Sunday 6 February 2011

Jammy Faces.

I am now risking morbid obesity for this project. This week's main ingredient was jam. Sam (he no longer wishes to be known as S) and I visited Mum last weekend and she had some particularly nice damson jam on the go - - I ate half a jar with breakfast and Mum was eventually moved to give me a teeny tiny jar of it. If I made jam that fruity, sweet enough, but not too cloying, far nicer than anything Bon Maman can turn out, I too would want to hoard it all to myself.

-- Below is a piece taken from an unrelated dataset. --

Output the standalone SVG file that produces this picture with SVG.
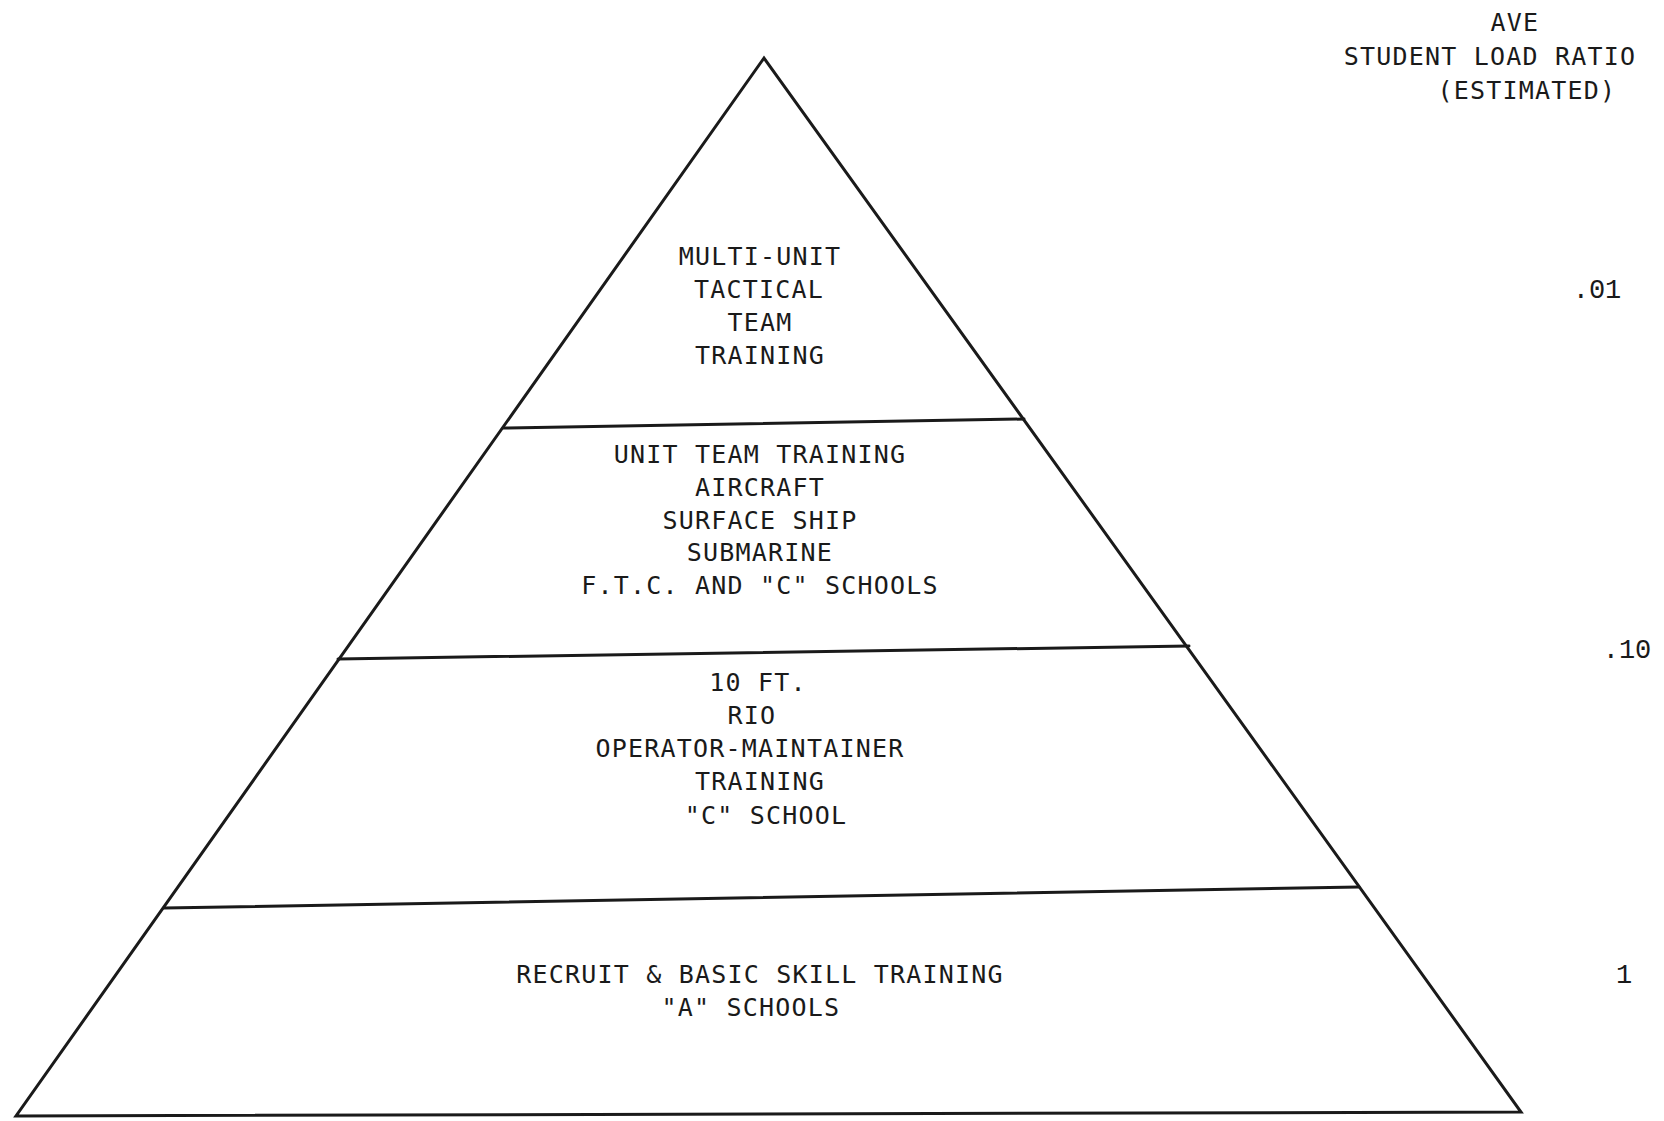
<svg xmlns="http://www.w3.org/2000/svg" width="1664" height="1121" viewBox="0 0 1664 1121">
<style>
.ln{fill:none;stroke:#1a1a1a;stroke-width:3;stroke-linejoin:miter;stroke-linecap:round}
.t{font-family:"DejaVu Sans Mono","Liberation Mono",monospace;font-size:25px;fill:#1a1a1a;text-anchor:middle;letter-spacing:1.2px}
.n{font-family:"Liberation Mono","DejaVu Sans Mono",monospace;font-size:27px;fill:#1a1a1a;text-anchor:middle}
</style>
<rect width="1664" height="1121" fill="#ffffff"/>
<g id="connectors">
<polygon class="ln" points="764,58 16,1116 1521,1112"/>
<line class="ln" x1="503" y1="428" x2="1024" y2="419"/>
<line class="ln" x1="338" y1="659" x2="1189" y2="646"/>
<line class="ln" x1="164" y1="908" x2="1359" y2="887"/>
</g>
<g id="tier-multi-unit">
<text class="t" x="760" y="265">MULTI-UNIT</text>
<text class="t" x="759" y="298">TACTICAL</text>
<text class="t" x="760" y="331">TEAM</text>
<text class="t" x="760" y="364">TRAINING</text>
</g>
<g id="tier-unit-team">
<text class="t" x="760" y="463">UNIT TEAM TRAINING</text>
<text class="t" x="760" y="496">AIRCRAFT</text>
<text class="t" x="760" y="529">SURFACE SHIP</text>
<text class="t" x="760" y="561">SUBMARINE</text>
<text class="t" x="760" y="594">F.T.C. AND "C" SCHOOLS</text>
</g>
<g id="tier-operator">
<text class="t" x="758" y="691">10 FT.</text>
<text class="t" x="752" y="724">RIO</text>
<text class="t" x="750" y="757">OPERATOR-MAINTAINER</text>
<text class="t" x="760" y="790">TRAINING</text>
<text class="t" x="766" y="824">"C" SCHOOL</text>
</g>
<g id="tier-recruit">
<text class="t" x="760" y="983">RECRUIT &amp; BASIC SKILL TRAINING</text>
<text class="t" x="751" y="1016">"A" SCHOOLS</text>
</g>
<g id="ratio-header">
<text class="t" x="1515" y="31">AVE</text>
<text class="t" x="1490" y="65">STUDENT LOAD RATIO</text>
<text class="t" x="1527" y="99">(ESTIMATED)</text>
</g>
<g id="ratios">
<text class="n" x="1597" y="298">.01</text>
<text class="n" x="1627" y="658">.10</text>
<text class="n" x="1624" y="983">1</text>
</g>
</svg>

This jam was far too nice to just use on the morning's toast...

The weather this week has been murky and damp, and there has generally been the need of a pick-me-up kind of a treat. There is nothing so good at this as the pudding that I can't even name without smiling: roly poly pudding. The dough for the crust is super simple to make (you would actually have to try quite hard to ruin it!). Admittedly mine did need scalping a little bit after my enthusiastic fan oven had overdone it a bit, but it was delicious crispy and had a lovely toasted taste and did the jam justice.

I love homemade rice pudding. It reminds me of feeling warm all the way up to my ears when I was growing up in North Yorkshire in a house with a Baltic climate. The skin is half the fun when it goes all golden and crispy - - flavouring it with jam has to be the only way to enjoy it, it feels as naughty as eating jam from the jar. Again, it's easy to throw together, I used the recipe on the back of the Tesco Pudding Rice packet, as I wanted an uncomplicated recipe like my Mum's. F is staying with us before she heads to foreign shores at the end of the week, and she and I ate it straight from the dish I baked it in with the remains of the jam. I can say little about its flavour other than the synthetic-been-in-a-can taste of Ambrosia couldn't hold a candle to it, and this: F 'cleaned' a dish which had been in the oven for over an hour so well with spoon, fingers and mouth, that it barely needed a wipe.